While in the process of trying to obtain a 4 speed shifter stick for a 1967 GTO bucket seat console car, I had an idea that perhaps I could use a stick from a 3 speed shifter or one from a 66. Are the lengths and curvatures the same? Are they interchangeable?


----------



## Rukee (Feb 8, 2007)

I believe the 3 speed shifter may only have two shift rods and the 4 speed has 3. If you're only talking the shifter handle that unbolts from the shifter assembly, then that might work.


----------



## geeteeohguy (Feb 2, 2008)

The shifters for the GTO's were welded, though, not bolted. the '65, '66, and '67 shifter handles are dimensionally the same. The '67 shifter is rubber bushed, and not as positive as the '65 and '66 shifters. You will need a 4 speed shifter, however.


----------



## hounddog (May 28, 2013)

Thanks for the reply. I have the shifter and rods, just missing the handle/lever/stick or whatever you want to call it (oh yeah, the thing with the ball on the end,  )

The 67 lever had a part number of 4178 stamped on the tab that slides into the shifter body, but they are like gold these days on ePay.

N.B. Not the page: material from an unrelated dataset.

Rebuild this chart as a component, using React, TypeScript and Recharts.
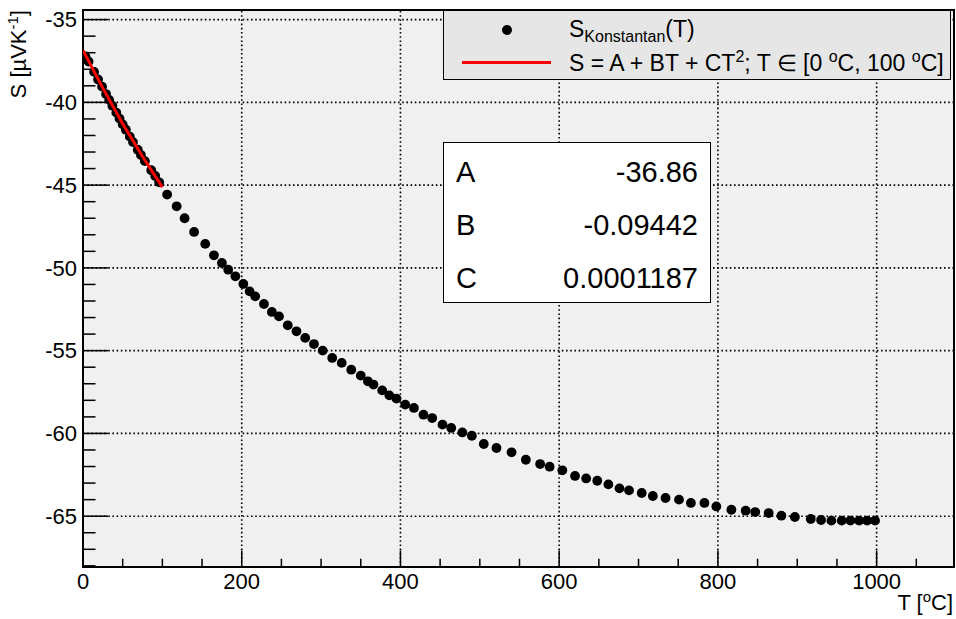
import React from "react";
import { ScatterChart, Scatter, XAxis, YAxis, ReferenceLine, ReferenceArea } from "recharts";

// measured points, Konstantan
const tempC = [
  3, 7, 14, 19, 24, 29, 33, 37, 42, 46, 50, 54, 59, 63, 69, 73, 78, 86, 91, 96,
  106, 118, 128, 140, 154, 165, 175, 183, 192, 202, 210, 217, 228, 238, 247, 258, 269, 280, 291,
  302, 314, 326, 338, 350, 359, 366, 377, 386, 395, 406, 417, 429, 440, 453, 464, 478, 490,
  505, 521, 540, 558, 576, 588, 604, 620, 634, 648, 662, 676, 688, 704, 718, 734,
  751, 766, 783, 798, 817, 835, 847, 864, 880, 897, 917, 930, 943, 956, 967, 978, 988, 998,
];
const seebeck = [
  -37.22, -37.53, -38.16, -38.62, -39.05, -39.5, -39.85, -40.2, -40.62, -40.98, -41.33, -41.65, -42.07, -42.4, -42.86, -43.18, -43.55, -44.1, -44.45, -44.83,
  -45.57, -46.28, -47.0, -47.83, -48.55, -49.24, -49.7, -50.11, -50.51, -50.97, -51.42, -51.72, -52.18, -52.66, -52.93, -53.47, -53.83, -54.23, -54.6,
  -55.0, -55.44, -55.74, -56.15, -56.51, -56.85, -57.05, -57.4, -57.7, -57.9, -58.26, -58.46, -58.87, -59.07, -59.47, -59.67, -59.94, -60.14,
  -60.64, -60.88, -61.14, -61.59, -61.85, -62.01, -62.23, -62.57, -62.72, -62.86, -63.08, -63.32, -63.44, -63.6, -63.78, -63.9,
  -64.0, -64.2, -64.2, -64.41, -64.61, -64.67, -64.75, -64.81, -64.97, -65.05, -65.17, -65.23, -65.27, -65.27, -65.27, -65.27, -65.27, -65.27,
];

// fit curve S = A + BT + CT^2 on [0, 100] C
const fitT = [0, 25, 50, 75, 100];
const fitS = [-36.86, -39.14, -41.29, -43.27, -45.12];

const fitParams = [
  { name: "A", value: "-36.86" },
  { name: "B", value: "-0.09442" },
  { name: "C", value: "0.0001187" },
];

const xMajor = [0, 200, 400, 600, 800, 1000];
const xMinor = [50, 100, 150, 250, 300, 350, 450, 500, 550, 650, 700, 750, 850, 900, 950, 1050];
const yMajor = [-65, -60, -55, -50, -45, -40, -35];
const yMinor = [
  -36, -37, -38, -39, -41, -42, -43, -44, -46, -47, -48, -49, -51, -52, -53, -54,
  -56, -57, -58, -59, -61, -62, -63, -64, -66, -67, -68,
];

const X_MAX = 1097.5;
const Y_MIN = -68.07;
const Y_MAX = -34.42;

const points = tempC.map((t, i) => ({ T: t, S: seebeck[i] }));
const fitLine = fitT.map((t, i) => ({ T: t, S: fitS[i] }));

const font = '"Liberation Sans", Arial, Helvetica, sans-serif';

const Dot = (props: any) => <circle cx={props.cx} cy={props.cy} r={4.9} fill="#000" />;
const NoDot = () => <g />;

export default function App() {
  const tickStyle = { fill: "#000", fontSize: 22, fontFamily: font };
  const sup = { fontSize: 15, verticalAlign: "8px", lineHeight: 0 };
  return (
    <div style={{ position: "absolute", left: 0, top: 0, width: 956, height: 619, background: "#fff", fontFamily: font }}>
      <ScatterChart width={956} height={619} margin={{ top: 10, right: 2, bottom: 22, left: 23 }}>
        <XAxis
          type="number"
          dataKey="T"
          domain={[0, X_MAX]}
          ticks={xMajor}
          interval={0}
          height={30}
          axisLine={false}
          tickLine={false}
          tickSize={0}
          tickMargin={6}
          tick={tickStyle}
          allowDataOverflow
        />
        <YAxis
          type="number"
          dataKey="S"
          domain={[Y_MIN, Y_MAX]}
          ticks={yMajor}
          interval={0}
          width={60}
          axisLine={false}
          tickLine={false}
          tickSize={0}
          tickMargin={6}
          tick={tickStyle}
          allowDataOverflow
        />
        <ReferenceArea x1={0} x2={X_MAX} y1={Y_MIN} y2={Y_MAX} fill="#f0f0f0" fillOpacity={1} stroke="none" />
        {xMajor.slice(1).map((v) => (
          <ReferenceLine key={"gx" + v} x={v} stroke="#000" strokeWidth={1.6} strokeDasharray="1.6 2.6" />
        ))}
        {yMajor.map((v) => (
          <ReferenceLine key={"gy" + v} y={v} stroke="#000" strokeWidth={1.6} strokeDasharray="1.6 2.6" />
        ))}
        {yMajor.map((v) => (
          <ReferenceLine key={"ty" + v} segment={[{ x: 0, y: v }, { x: 31.5, y: v }]} stroke="#000" strokeWidth={1.5} />
        ))}
        {yMinor.map((v) => (
          <ReferenceLine key={"tmy" + v} segment={[{ x: 0, y: v }, { x: 15.75, y: v }]} stroke="#000" strokeWidth={1.5} />
        ))}
        {xMajor.slice(1).map((v) => (
          <ReferenceLine key={"tx" + v} segment={[{ x: v, y: Y_MIN }, { x: v, y: Y_MIN + 1.0 }]} stroke="#000" strokeWidth={1.5} />
        ))}
        {xMinor.map((v) => (
          <ReferenceLine key={"tmx" + v} segment={[{ x: v, y: Y_MIN }, { x: v, y: Y_MIN + 0.5 }]} stroke="#000" strokeWidth={1.5} />
        ))}
        <ReferenceArea x1={0} x2={X_MAX} y1={Y_MIN} y2={Y_MAX} fill="none" stroke="#000" strokeWidth={2} />
        <Scatter data={points} shape={Dot} isAnimationActive={false} />
        <Scatter
          data={fitLine}
          shape={NoDot}
          line={{ stroke: "#ff0000", strokeWidth: 3 }}
          lineType="joint"
          isAnimationActive={false}
        />
      </ScatterChart>

      {/* axis titles */}
      <div
        style={{
          position: "absolute",
          left: 6,
          top: 10,
          width: 90,
          height: 26,
          transformOrigin: "0 0",
          transform: "translate(0px, 90px) rotate(-90deg)",
          fontSize: 22,
          lineHeight: "26px",
          whiteSpace: "nowrap",
          textAlign: "right",
        }}
      >
        S [µVK<sup style={sup}>-1</sup>]
      </div>
      <div style={{ position: "absolute", right: 3, top: 590, fontSize: 22, lineHeight: "26px", whiteSpace: "nowrap" }}>
        T [<sup style={sup}>o</sup>C]
      </div>

      {/* legend */}
      <div
        style={{
          position: "absolute",
          left: 443,
          top: 10,
          width: 506,
          height: 68,
          background: "#e6e6e6",
          border: "1.5px solid #000",
          fontSize: 23,
          whiteSpace: "nowrap",
        }}
      >
        <div style={{ position: "absolute", left: 58, top: 14, width: 10, height: 10, borderRadius: 5, background: "#000" }} />
        <div style={{ position: "absolute", left: 125, top: 5, lineHeight: "26px" }}>
          S<sub style={{ fontSize: 16, verticalAlign: "-5px", lineHeight: 0 }}>Konstantan</sub>(T)
        </div>
        <div style={{ position: "absolute", left: 18, top: 50, width: 89, height: 3, background: "#ff0000" }} />
        <div style={{ position: "absolute", left: 125, top: 39, lineHeight: "26px" }}>
          S = A + BT + CT<sup style={{ fontSize: 16, verticalAlign: "9px", lineHeight: 0 }}>2</sup>; T ∈ [0{" "}
          <sup style={{ fontSize: 16, verticalAlign: "9px", lineHeight: 0 }}>o</sup>C, 100{" "}
          <sup style={{ fontSize: 16, verticalAlign: "9px", lineHeight: 0 }}>o</sup>C]
        </div>
      </div>

      {/* fit parameter box */}
      <div
        style={{
          position: "absolute",
          left: 443,
          top: 142,
          width: 266,
          height: 159,
          background: "#fff",
          border: "1.5px solid #000",
          fontSize: 29,
        }}
      >
        {fitParams.map((p, i) => (
          <div
            key={p.name}
            style={{
              position: "absolute",
              left: 12,
              right: 12,
              top: 12 + i * 53,
              height: 34,
              lineHeight: "34px",
              display: "flex",
              justifyContent: "space-between",
            }}
          >
            <span>{p.name}</span>
            <span>{p.value}</span>
          </div>
        ))}
      </div>
    </div>
  );
}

Maybe one day i will get lucky and find one, but I will try an earlier one if that helps get me on the road! Are you saying the 3 speed shifter handle is different, or just the shifter itself?


----------



## geeteeohguy (Feb 2, 2008)

Both. For the GTO's, the shifter handle is straighter than the over-the-counter comp plus shifter handles of that era, in order to work with the console in the car. Pretty much any handle will work. A buddy picked up an excellent '66 GTO 4 speed shifter at a swap meet locally a couple of years ago for $20. Some guys have all the luck. Good used should run $100-$200 for a correct complete unit, and $250-$350 for a rechromed, restored one.


----------



## mysons69 (Mar 3, 2012)

Try hurstshiftersonline.com
A bit pricey, but they seem to have a lot of stuff, including shifter "sticks".


----------



## Randaaay (May 30, 2013)

I was running a 67 shifter in my black 65 convt until I found the correct 65 shifter. You are right about shifters having to me correct for the console too. The big difference from the 67 to the 65 was the 67 stick slipped into the shifter body but the 65 stick is bolted into the body. I still have the 67 rebuilt shifter but have my eyes on a black 67 HO, 4speed convt that I sold to a buddy back in 1987. It didn't have a shifter and my bud hasn't done anything with the car - too much rust as I recall.


----------



## geeteeohguy (Feb 2, 2008)

I was incorrect about the shifter dimensions....just remembered. (old age). The '67 shifter is swept back at a bit more angle to clear the console when shifted into reverse. A friend of mine installed a '66 shifter into his '67 because he liked the solid bushed shifter better than the rubber bushed, and I remember him bending the handle using a torch and having the thing re-chromed. It turned out mint, and looks like a '67 shifter. Don't know why it slipped my mind. Of course, a '65-'66 shifter will work, it'll just be a little straighter, that's all.


----------